Je n’évoquerai pas notre consommation de champagne, de cognac Hennessy et de vodka, même parfois sur des barrages.
Est-il raisonnable de faire croire à nos compatriotes que sur une île aussi petite, disposant d’un potentiel agricole et un marché limité, lequel implique des choix souvent drastiques, il est possible d’avoir le même mode de consommation, tant en quantité qu’en qualité et en diversité, que celui de ceux qui résident dans et autour de grandes capitales européennes, peuplées de millions d’habitants et approvisionnes par une noria de camions?
Vous affirmez que cela permettra de baisser les prix, favorisera l’emploi. Qui garantit que la baisse des charges sera répercutée intégralement dans les prix PUISQUE CES DERNIERS SONT LIBRES!!!
Vous laissez entendre qu’une entreprise embaucherait, juste par altruisme, non parce qu’elle éprouverait des besoins en personnel mais que cela lui couterait moins cher!!! On pourrait presque dire que le plein emploi pourrait être atteint quand le cout du travail sera à … zéro. Ce système, on le connait en Martinique et ceux qui le subissaient s’en sont débarrassés un certain 22 mai 1848.
Ce ne sont pas les dispositifs d’incitation à l’embauche qui manquent en France et à ce jour, aucune étude sérieuse ne conclut à leur fiabilité. Au contraire, elles montrent que les exonérations de cotisations favorisent les “trappes à bas salaire”, au point qu’un salarié à temps complet ne peut plus vivre avec sa seule rémunération!
C’est d’ailleurs ce à quoi sert essentiellement l’octroi de mer puisqu’il finance le budget de fonctionnement des communes, et donc, les pratiques douteuses de clientélisme, de népotisme et de favoritisme trop souvent répandues. Cet octroi de mer n’aurait-il pas été plus utile s’il était consacré à l’investissement?
En dépit de cette manne qui s’accroit au rythme annuel de 4,5%, 28 communes sur 34 étaient dans le rouge en Martinique.
Cette idée de zone franche sociale est une proposition à courte vue qui affaiblit le financement de la sécurité sociale, ce que le président Macron a passé son temps à faire et qui méconnait le fait que les cotisations sociales (ouvrières et patronales) ne sont rien d’autre que du salaire différé. La logique de cette proposition devrait conduire à l’étatisation d’abord puis à la privatisation de la sécurité sociale. C’est donc une fausse bonne idée. Notons qu’elle accroit encore un peu plus le niveau de l’assistanat dont nous bénéficions et qui fonctionne, à l’image d’un nœud coulant qui vous étrangle au fur et à mesure que vous tirez dessus.
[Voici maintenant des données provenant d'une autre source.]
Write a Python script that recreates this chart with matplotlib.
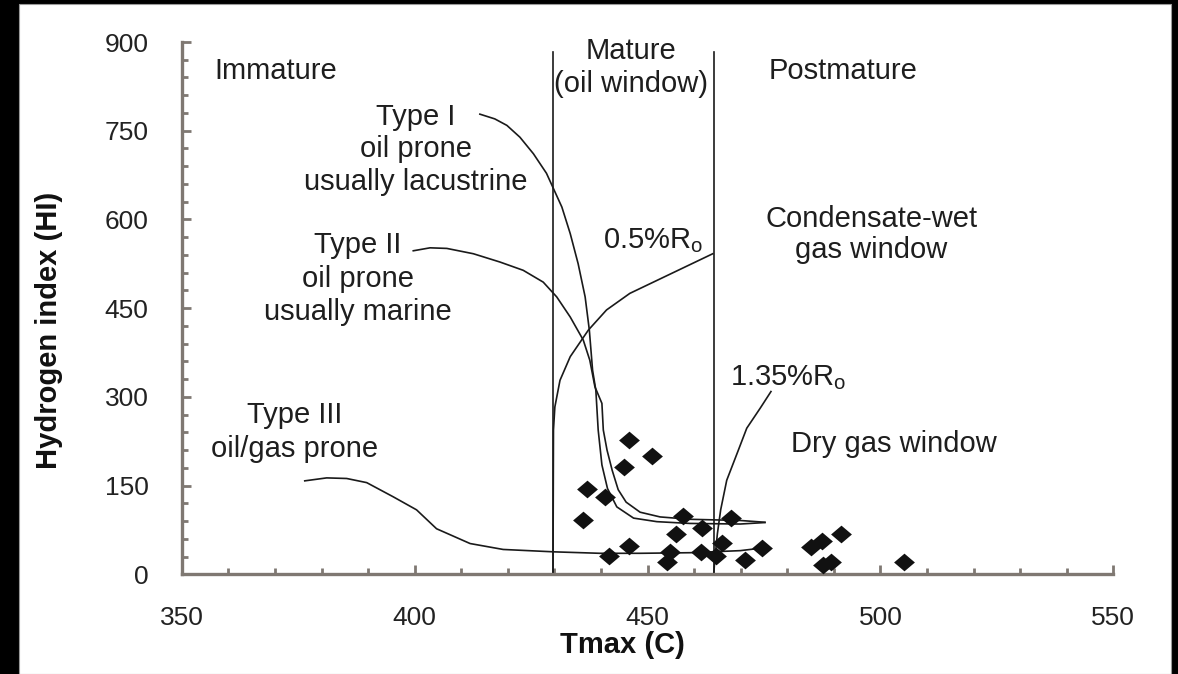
import matplotlib
matplotlib.use("Agg")
import matplotlib.pyplot as plt
from matplotlib.patches import Rectangle
import numpy as np

plt.rcParams['font.family'] = ['Liberation Sans', 'DejaVu Sans']

# ---- data ----
sample_tmax = [446.0, 450.9, 444.9, 437.1, 440.8, 436.1, 457.6, 461.6, 456.2, 446.0,
               441.7, 454.9, 454.1, 461.4, 467.9, 466.0, 464.8, 474.5, 471.0, 485.0,
               487.5, 491.6, 487.7, 489.3, 505.0]
sample_hi = [227, 200, 182, 145, 130, 92, 98, 79, 68, 48,
             31, 38, 21, 37, 96, 53, 31, 45, 24, 47,
             56, 68, 15, 21, 20]

type1_tmax = [414.0, 417.2, 419.8, 422.6, 425.5, 428.3, 431.6, 433.4, 435.1, 436.6, 437.5,
              438.2, 438.9, 439.4, 440.2, 441.4, 443.4, 447.0, 452.0, 459.1, 469.9, 475.2]
type1_hi = [778, 770, 759, 739, 711, 678, 621, 576, 525, 469, 413,
            345, 311, 244, 185, 145, 114, 95, 89, 86, 85, 87.5]

type2_tmax = [399.7, 403.3, 406.9, 412.6, 418.3, 423.3, 427.6, 430.5, 433.4, 436.2, 437.6,
              438.7, 440.2, 440.5, 441.3, 442.4, 443.7, 445.4, 448.4, 452.7, 459.1, 469.9, 475.2]
type2_hi = [547, 552, 551, 542, 528, 514, 494, 469, 435, 396, 362,
            317, 289, 244, 210, 176, 143, 122, 105, 97, 93, 91, 88]

type3_tmax = [376.4, 381.1, 385.4, 389.7, 395.4, 400.4, 404.7, 411.9, 419.0, 429.8,
              439.8, 448.4, 459.1, 469.9, 473.1]
type3_hi = [158, 163, 162, 155, 131, 109, 77, 52, 42, 38, 35.5, 35.5, 36.5, 40, 43]

ro05_tmax = [464.0, 446.2, 441.2, 437.3, 433.4, 431.2, 430.1, 429.8, 429.7]
ro05_hi = [542, 475, 447, 413, 368, 328, 283, 244, 0]

ro135_tmax = [476.5, 474.2, 471.3, 469.5, 467.0, 465.7, 465.0, 464.5, 464.2]
ro135_hi = [309, 281, 247, 210, 159, 109, 69, 30, 0]

boundary_tmax = [429.7, 464.2]
boundary_top = 883

x_ticks = [350, 400, 450, 500, 550]
y_ticks = [0, 150, 300, 450, 600, 750, 900]

# ---- figure ----
W, H = 1178, 674
fig = plt.figure(figsize=(W / 100, H / 100), dpi=100, facecolor='black')
fig.patches.append(Rectangle((19 / W, 0), (1171 - 19) / W, (H - 4) / H,
                             transform=fig.transFigure, facecolor='white',
                             edgecolor='#9a9a9a', linewidth=0.8, zorder=-10))

ax = fig.add_axes([181.8 / W, (H - 574.3) / H, (1113.3 - 181.8) / W, (574.3 - 42) / H])
ax.set_facecolor('none')
ax.set_zorder(1)
ax.set_xlim(350, 550)
ax.set_ylim(0, 900)

spine_col = '#7f7872'
for s in ['top', 'right']:
    ax.spines[s].set_visible(False)
for s in ['left', 'bottom']:
    ax.spines[s].set_color(spine_col)
    ax.spines[s].set_linewidth(2.4)

ax.set_xticks(x_ticks)
ax.set_yticks(y_ticks)
ax.set_xticks(np.arange(350, 551, 10), minor=True)
ax.set_yticks(np.arange(0, 901, 30), minor=True)
ax.tick_params(which='both', direction='in', color=spine_col, width=2.0)
ax.tick_params(which='major', length=6.5)
ax.tick_params(which='minor', length=4.5)
ax.tick_params(axis='x', which='major', pad=23, labelsize=19, labelcolor='#222222')
ax.tick_params(axis='y', which='major', pad=24, labelsize=19, labelcolor='#222222')

lc = '#1a1a1a'
lw = 1.2
for xb in boundary_tmax:
    ax.plot([xb, xb], [0, boundary_top], color=lc, lw=lw, clip_on=False)
ax.plot(type1_tmax, type1_hi, color=lc, lw=lw)
ax.plot(type2_tmax, type2_hi, color=lc, lw=lw)
ax.plot(type3_tmax, type3_hi, color=lc, lw=lw)
ax.plot(ro05_tmax, ro05_hi, color=lc, lw=lw)
ax.plot(ro135_tmax, ro135_hi, color=lc, lw=lw)

diamond = [(-1, 0), (0, 0.85), (1, 0), (0, -0.85), (-1, 0)]
ax.scatter(sample_tmax, sample_hi, marker=diamond, s=15 ** 2, color='#111111',
           linewidths=0, zorder=5)

fs = 21
tc = '#1e1e1e'
def t(x, y, s, ha='center'):
    ax.text(x, y, s, ha=ha, va='baseline', fontsize=fs, color=tc, clip_on=False)

t(357.1, 838, 'Immature', ha='left')
t(446.5, 872, 'Mature')
t(446.5, 815.5, '(oil window)')
t(476.1, 838, 'Postmature', ha='left')
t(400.3, 759, 'Type I')
t(400.3, 705, 'oil prone')
t(400.3, 649.4, 'usually lacustrine')
t(387.8, 543, 'Type II')
t(387.8, 486, 'oil prone')
t(387.8, 430, 'usually marine')
t(374.3, 255, 'Type III')
t(374.3, 197.7, 'oil/gas prone')
t(440.4, 551, '0.5%R$_\\mathregular{o}$', ha='left')
t(498, 587.4, 'Condensate-wet')
t(498, 534, 'gas window')
t(467.7, 320, '1.35%R$_\\mathregular{o}$', ha='left')
t(480.8, 206.7, 'Dry gas window', ha='left')

ax.text(444.6, -133.5, 'Tmax (C)', ha='center', va='baseline', fontsize=21,
        fontweight='bold', color='#111111', clip_on=False)
ax.text(323.1, 412.8, 'Hydrogen index (HI)', ha='center', va='baseline', rotation=90,
        rotation_mode='anchor', fontsize=21, fontweight='bold', color='#111111',
        clip_on=False)

fig.savefig('out.png', dpi=100, facecolor=fig.get_facecolor())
Du point de vue de l’histoire, c’est comme un crachat lancé post mortem au visage de Victor LAMON grâce auquel la sécurité sociale a été étendue, dans les faits, à la Martinique.
Enfin, la revue “Alternatives économiques” a publié un intéressante étude (https://www.alternatives-economiques.fr/modele-social-francais-coute-t-cher/00112477) sur les méfaits causés par des politiques d’exonération de cotisations sociales qui n’ont d’effet qu’à très court terme tout en étant particulièrement néfastes à moyen et long terme.
Votre proposition de zone franche sociale ne change rien quand aux vraies raisons de nos difficultés. Elle laisse l’essentiel des déterminant de la vie de nos compatriotes inchangés. D’un certain point de vue, vous partagez l’idée de ceux qui prétendent que puisque la France ne se séparera jamais de ses possession outre mer, elle doit casquer. C’est finalement ce que vous proposez en réduisant un peu plus le financement de la sécurité sociale et en disant, implicitement, les français paieront. Curieuse logique qui veut qu’on ne cherche jamais à réduire les situations abusives en nous exonérant de tout effort (et certains le peuvent parfaitement) mais en reportant les responsabilités sur d’autres.